Le récital parisien d'Igor Levit était attendu. Enfin, pas tant que cela, vu le peu de public réuni dans le Théâtre des Champs-Élysées – une demi-salle peut-être. Pourtant, le pianiste allemand d'origine russe y a déjà donné une interprétation passionnante du Premier Concerto pour piano de Brahms, avec l'Orchestre de Zurich et son chef Lionel Bringuier. Soixante ans à eux deux pour donner une leçon à quelques vieux de la vieille qui oublient trop souvent ce que cet opus 15 peut avoir de schumannien, juvénile, romantique, de classique et de révolutionnaire tout à la fois.
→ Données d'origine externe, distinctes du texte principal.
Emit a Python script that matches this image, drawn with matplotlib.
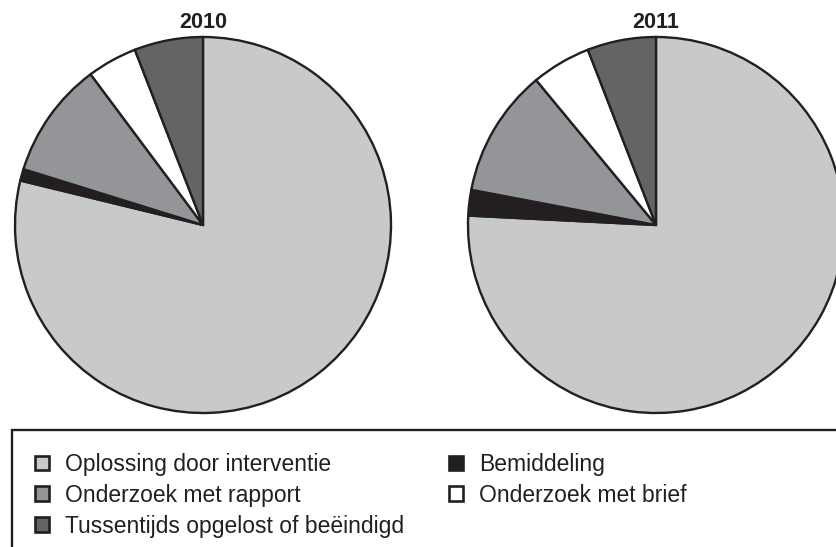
import matplotlib.pyplot as plt
from matplotlib.patches import Rectangle, Patch

plt.rcParams['font.family'] = ['Liberation Sans', 'DejaVu Sans']

# shares per year (percent), in clockwise order from 12 o'clock
categories = ['Oplossing door interventie', 'Bemiddeling', 'Onderzoek met rapport',
              'Onderzoek met brief', 'Tussentijds opgelost of beëindigd']
years = ['2010', '2011']
shares_2010 = [78.8, 1.0, 10.0, 4.3, 5.9]
shares_2011 = [75.8, 2.2, 11.0, 5.1, 5.9]
colors = ['#c8c9cb', '#231f20', '#939598', '#ffffff', '#636466']
dark = '#231f20'

# legend order (two columns, filled column-wise)
legend_order = [0, 2, 4, 1, 3]

W, H = 837, 547
fig = plt.figure(figsize=(W / 100, H / 100), dpi=100)
ax = fig.add_axes([0, 0, 1, 1])

centers = [(203, H - 225), (656, H - 225)]
radius = 188
for year, shares, (cx, cy) in zip(years, [shares_2010, shares_2011], centers):
    ax.pie(shares, colors=colors, startangle=90, counterclock=False,
           center=(cx, cy), radius=radius, frame=True,
           wedgeprops=dict(edgecolor=dark, linewidth=1.7))
    ax.text(cx, H - 22, year, ha='center', va='center', fontsize=15.5,
            fontweight='bold', color=dark)

ax.set_xlim(0, W)
ax.set_ylim(0, H)
ax.set_aspect('equal')
ax.axis('off')

# legend frame, running off the right and bottom edges
ax.add_patch(Rectangle((12, -30), 850, H - 430 + 30, facecolor='none',
                       edgecolor=dark, linewidth=1.7, clip_on=False))

handles = [Patch(facecolor=colors[i], edgecolor=dark, linewidth=1.9) for i in legend_order]
labels = [categories[i] for i in legend_order]
leg = ax.legend(handles, labels, ncol=2, loc='upper left',
                bbox_to_anchor=(35, H - 453), bbox_transform=ax.transData,
                frameon=False, fontsize=16.5, handlelength=0.61, handleheight=0.61,
                handletextpad=0.7, labelspacing=0.34, columnspacing=1.96,
                borderpad=0, borderaxespad=0)
for t in leg.get_texts():
    t.set_color(dark)

fig.savefig('out.png', dpi=100)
Igor Levit a pourtant déjà publié chez Sony des albums qui ont attiré l'attention sur lui dans le monde entier. Les partitas de Bach, les dernières sonates de Beethoven, un coffret réunissant les Variations Goldberg de Bach, les Diabelli de Beethoven et celles sur « El Pueblo unido jamás será vencido » de Frederic Rzewski avaient montré un pianiste dont l'envergure intellectuelle, l'art de la narration, la maîtrise pianistique s'imposaient d'autant plus fort que Levit semblait surgir de nulle part, entrant par la grande porte dans la vie musicale après n'avoir remporté qu'une médaille d'argent au concours Arthur-Rubinstein de Tel-Aviv, en 2005.
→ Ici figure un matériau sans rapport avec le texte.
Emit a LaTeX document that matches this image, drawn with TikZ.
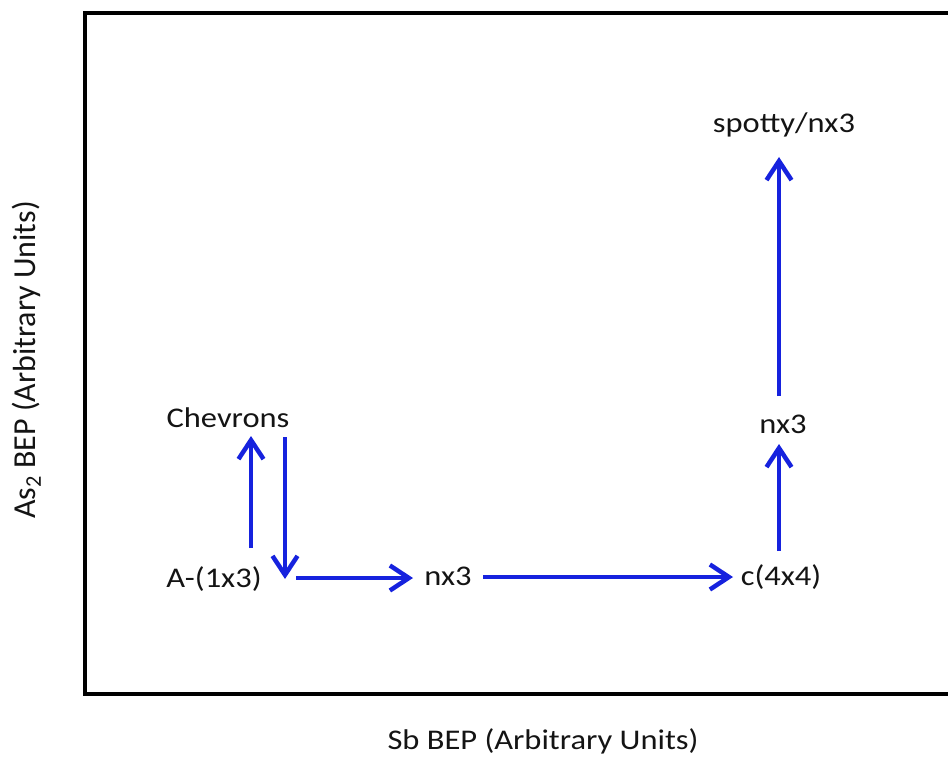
\documentclass[tikz,border=0pt]{standalone}
\usepackage{fontspec}
\setmainfont{Carlito}
\newfontfamily\widesans[FakeStretch=1.14]{Carlito}
\usetikzlibrary{arrows.meta}
\definecolor{flowblue}{RGB}{22,34,222}
\definecolor{ink}{RGB}{20,20,20}
\tikzset{
  lbl/.style={inner sep=0pt, anchor=base, text=ink, font=\widesans\fontsize{28.5}{34}\selectfont},
  ylbl/.style={inner sep=0pt, anchor=base, text=ink, rotate=90, font=\fontsize{32}{38}\selectfont},
  flow/.style={draw=flowblue, line width=4.5pt,
    -{Straight Barb[length=19pt, width=25pt, line width=4.5pt]}},
  frame/.style={draw=black, line width=4pt}
}
\begin{document}
\begin{tikzpicture}[x=1pt, y=-1pt]
  \useasboundingbox (0,0) rectangle (948,757);
  \clip (0,0) rectangle (948,757);
  \fill[white] (0,0) rectangle (948,757);

  % plot frame (open to the right)
  \draw[frame] (990,13) -- (85,13) -- (85,694) -- (990,694);

  % axis titles
  \node[lbl] (xlab) at (543,749) {Sb BEP (Arbitrary Units)};
  \node[ylbl] (ylab) at (35,360) {As\textsubscript{2} BEP (Arbitrary Units)};

  % surface reconstructions
  \node[lbl] (A)    at (214,587) {A-(1x3)};
  \node[lbl] (chev) at (228,427) {Chevrons};
  \node[lbl] (n1)   at (448,585) {nx3};
  \node[lbl] (c44)  at (781,585) {c(4x4)};
  \node[lbl] (n2)   at (783,433) {nx3};
  \node[lbl] (spot) at (784,133) {spotty/nx3};

  % connector end points
  \coordinate (aUp0)  at (251,548);
  \coordinate (aUp1)  at (251,436);
  \coordinate (dn0)   at (285,437);
  \coordinate (dn1)   at (285,579);
  \coordinate (h0)    at (296,578);
  \coordinate (h1)    at (413,578);
  \coordinate (h2)    at (483,577);
  \coordinate (h3)    at (733,577);
  \coordinate (v0)    at (779,551);
  \coordinate (v1)    at (779,444);
  \coordinate (v2)    at (779,396);
  \coordinate (v3)    at (779,157);

  % transitions
  \draw[flow] (aUp0) -- (aUp1);
  \draw[flow] (dn0) -- (dn1);
  \draw[flow] (h0) -- (h1);
  \draw[flow] (h2) -- (h3);
  \draw[flow] (v0) -- (v1);
  \draw[flow] (v2) -- (v3);
\end{tikzpicture}
\end{document}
Le récital du pianiste est tout aussi déconcertant ce soir. À l'entracte, on se perd en conjectures comme à la sortie d’une projection de Mulholland Drive. Le film mystérieux de David Lynch perd son public dans un dédale d'éléments n'ayant pas de liens apparents, lui laissant le soin de rassembler les fils d'une énigme. Et malgré les images somptueuses, le spectateur peut rester à côté de l'œuvre. Il peut même perdre patience devant les complications inutiles, voire se prendre pour un idiot car il n'a rien compris au film, ce qui n'est pas agréable.
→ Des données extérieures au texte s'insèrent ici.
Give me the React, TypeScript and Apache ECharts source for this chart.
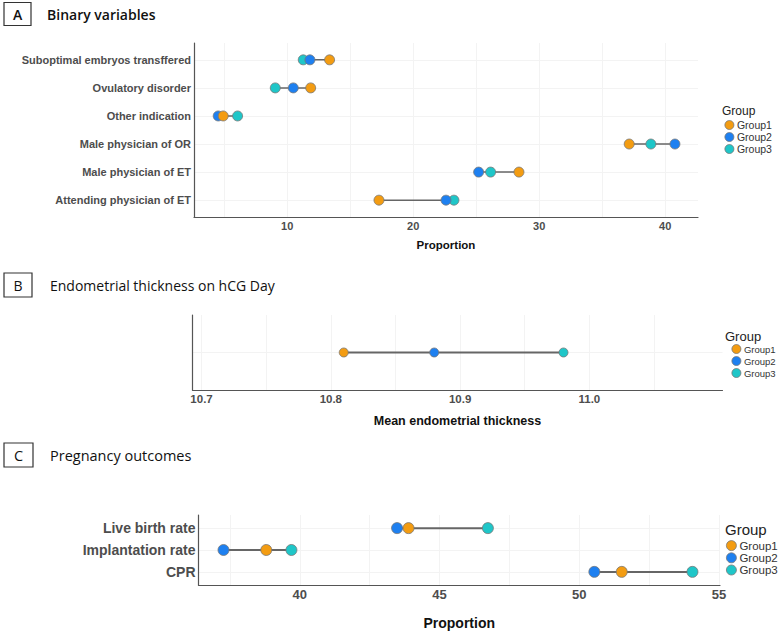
import React, { useEffect, useRef } from "react";
import * as echarts from "echarts";

const groups = ["Group1", "Group2", "Group3"];
const groupColors = ["#F39C12", "#1E80F0", "#1FC6C8"];

const catsA = [
  "Suboptimal embryos transffered",
  "Ovulatory disorder",
  "Other indication",
  "Male physician of OR",
  "Male physician of ET",
  "Attending physician of ET",
];
const a1 = [13.36, 11.86, 4.92, 37.14, 28.39, 17.28];
const a2 = [11.8, 10.48, 4.52, 40.77, 25.19, 22.6];
const a3 = [11.27, 9.05, 6.06, 38.86, 26.14, 23.23];
const ticksA = [10, 20, 30, 40];
const gridA = [5, 10, 15, 20, 25, 30, 35, 40];

const catsB = ["Endometrial thickness"];
const b1 = [10.81];
const b2 = [10.88];
const b3 = [10.98];
const ticksB = [10.7, 10.8, 10.9, 11.0];
const gridB = [10.7, 10.75, 10.8, 10.85, 10.9, 10.95, 11.0, 11.05];

const catsC = ["Live birth rate", "Implantation rate", "CPR"];
const c1 = [43.89, 38.8, 51.52];
const c2 = [43.48, 37.27, 50.54];
const c3 = [46.73, 39.7, 54.05];
const ticksC = [40, 45, 50, 55];
const gridC = [37.5, 40, 42.5, 45, 47.5, 50, 52.5, 55];

const FONT = '"Liberation Sans", Arial, sans-serif';
const TITLE_FONT = '"Open Sans", "Noto Sans", sans-serif';

export default function App() {
  const ref = useRef<HTMLDivElement>(null);
  useEffect(() => {
    if (!ref.current) return;
    const chart = echarts.init(ref.current, null, { renderer: "svg" });

    const panels = [
      {
        cats: catsA, vals: [a1, a2, a3], ticks: ticksA, grid: gridA,
        box: { left: 194, top: 43, width: 504, height: 174 },
        min: 2.6, max: 42.6, name: "Proportion",
        yFont: 11, xFont: 11, nameFont: 11.5, nameGap: 22, symbol: 10, lineW: 1.5,
        fmt: (v: number) => String(v), showY: true,
      },
      {
        cats: catsB, vals: [b1, b2, b3], ticks: ticksB, grid: gridB,
        box: { left: 192.5, top: 315, width: 530, height: 75 },
        min: 10.693, max: 11.103, name: "Mean endometrial thickness",
        yFont: 11, xFont: 11.5, nameFont: 12.5, nameGap: 24, symbol: 9, lineW: 2,
        fmt: (v: number) => v.toFixed(1), showY: false,
      },
      {
        cats: catsC, vals: [c1, c2, c3], ticks: ticksC, grid: gridC,
        box: { left: 198.5, top: 515, width: 521.5, height: 70 },
        min: 36.375, max: 55.036, name: "Proportion",
        yFont: 14, xFont: 13, nameFont: 14, nameGap: 31, symbol: 11, lineW: 2,
        fmt: (v: number) => String(v), showY: true,
      },
    ];

    const grid: any[] = [];
    const xAxis: any[] = [];
    const yAxis: any[] = [];
    const series: any[] = [];

    panels.forEach((p, pi) => {
      grid.push({ ...p.box, containLabel: false });
      xAxis.push({
        type: "value",
        gridIndex: pi,
        min: p.min,
        max: p.max,
        name: p.name,
        nameLocation: "middle",
        nameGap: p.nameGap,
        nameTextStyle: { fontFamily: FONT, fontWeight: "bold", fontSize: p.nameFont, color: "#111" },
        axisLine: { show: true, onZero: false, lineStyle: { color: "#555", width: 1.2 } },
        axisTick: { show: false, customValues: p.grid },
        axisLabel: {
          customValues: p.ticks,
          formatter: p.fmt,
          fontFamily: FONT,
          fontWeight: "bold",
          fontSize: p.xFont,
          color: "#4d4d4d",
          margin: 3,
        },
        splitLine: { show: true, lineStyle: { color: "#f3f3f3", width: 1 } },
      });
      const idx = p.cats.map((_, i) => i);
      yAxis.push({
        type: "value",
        gridIndex: pi,
        min: -0.6,
        max: p.cats.length - 0.4,
        inverse: true,
        axisLine: { show: true, onZero: false, lineStyle: { color: "#555", width: 1.2 } },
        axisTick: { show: false, customValues: idx },
        axisLabel: {
          show: p.showY,
          customValues: idx,
          formatter: (v: number) => p.cats[Math.round(v)] ?? "",
          fontFamily: FONT,
          fontWeight: "bold",
          fontSize: p.yFont,
          color: "#4d4d4d",
          margin: 3,
        },
        splitLine: { show: true, lineStyle: { color: "#f3f3f3", width: 1 } },
      });
      p.cats.forEach((_, ci) => {
        const vs = p.vals.map((arr) => arr[ci]);
        series.push({
          type: "line",
          xAxisIndex: pi,
          yAxisIndex: pi,
          data: [[Math.min(...vs), ci], [Math.max(...vs), ci]],
          symbol: "none",
          silent: true,
          lineStyle: { color: "#666", width: p.lineW },
          z: 1,
        });
      });
      [2, 1, 0].forEach((g) => {
        series.push({
          type: "scatter",
          name: groups[g],
          xAxisIndex: pi,
          yAxisIndex: pi,
          data: p.vals[g].map((v, i) => [v, i]),
          symbolSize: p.symbol,
          itemStyle: { color: groupColors[g], borderColor: "#777", borderWidth: 0.8, opacity: 1 },
          z: 3,
        });
      });
    });

    const legendBase = {
      orient: "vertical",
      selectedMode: false,
      icon: "circle",
      padding: 0,
      itemGap: 0,
      data: groups,
    };
    const legend = [
      { ...legendBase, left: 724.5, top: 119, itemWidth: 9, itemHeight: 9, itemStyle: { borderColor: "#777", borderWidth: 0.8 }, textStyle: { fontFamily: FONT, fontSize: 10.5, color: "#333", lineHeight: 12, padding: [0, 0, 0, -2] } },
      { ...legendBase, left: 731.5, top: 343, itemWidth: 9, itemHeight: 9, itemStyle: { borderColor: "#777", borderWidth: 0.8 }, textStyle: { fontFamily: FONT, fontSize: 9.5, color: "#333", lineHeight: 12, padding: [0, 0, 0, -2] } },
      { ...legendBase, left: 726, top: 539.5, itemWidth: 10, itemHeight: 10, itemStyle: { borderColor: "#777", borderWidth: 0.8 }, textStyle: { fontFamily: FONT, fontSize: 11.5, color: "#333", lineHeight: 12.2, padding: [0, 0, 0, -2] } },
    ];

    const header = (letter: string, title: string, top: number, h: number, w: number, size: number, weight: any) => [
      { type: "rect", shape: { x: 4, y: top, width: w, height: h }, style: { fill: "#fff", stroke: "#333", lineWidth: 1.2 } },
      { type: "text", x: 4 + w / 2, y: top + h / 2, style: { text: letter, fontFamily: TITLE_FONT, fontSize: size, fontWeight: weight, fill: "#111", align: "center", verticalAlign: "middle" } },
      { type: "text", x: letter === "A" ? 47 : 50, y: top + h / 2, style: { text: title, fontFamily: TITLE_FONT, fontSize: size, fontWeight: weight, fill: "#111", align: "left", verticalAlign: "middle" } },
    ];

    const groupTitle = (x: number, y: number, size: number) => ({
      type: "text", x, y, style: { text: "Group", fontFamily: FONT, fontSize: size, fill: "#222", align: "left", verticalAlign: "middle" },
    });

    const option: any = {
      animation: false,
      backgroundColor: "#fff",
      grid,
      xAxis,
      yAxis,
      series,
      legend,
      graphic: [
        ...header("A", "Binary variables", 2.5, 23, 27, 14, 600),
        ...header("B", "Endometrial thickness on hCG Day", 273, 24, 28, 14, "normal"),
        ...header("C", "Pregnancy outcomes", 443, 24, 29, 14.5, "normal"),
        groupTitle(722, 111, 12),
        groupTitle(725, 336, 13),
        groupTitle(725, 529, 15),
      ],
    };
    chart.setOption(option);
    return () => chart.dispose();
  }, []);

  return (
    <div
      ref={ref}
      style={{ position: "absolute", left: 0, top: 0, width: 778, height: 633 }}
    />
  );
}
C'est précisément ce qui se passe à l'audition des Sonates opus 109 et opus 110 de Beethoven. Dans un premier temps, on se dit que l'entrée en matière de la première doit jaillir de façon plus improvisée, moins étudiée. Levit est un brin poseur dans la recherche d'un climat mystérieux, mais c'est somptueux de couleurs et de densité sonores. Puis le doute s'installe durablement avec ce premier mouvement qui avance par blocs plus travaillés les uns que les autres, avec cette manie d'être dans l'instant, d'insister sur tel ou tel détail, de faire du beau son, en oubliant la grande trajectoire qui doit nous conduire aux variations. Et l'on fait la moue devant ce qui paraît factice, fabriqué.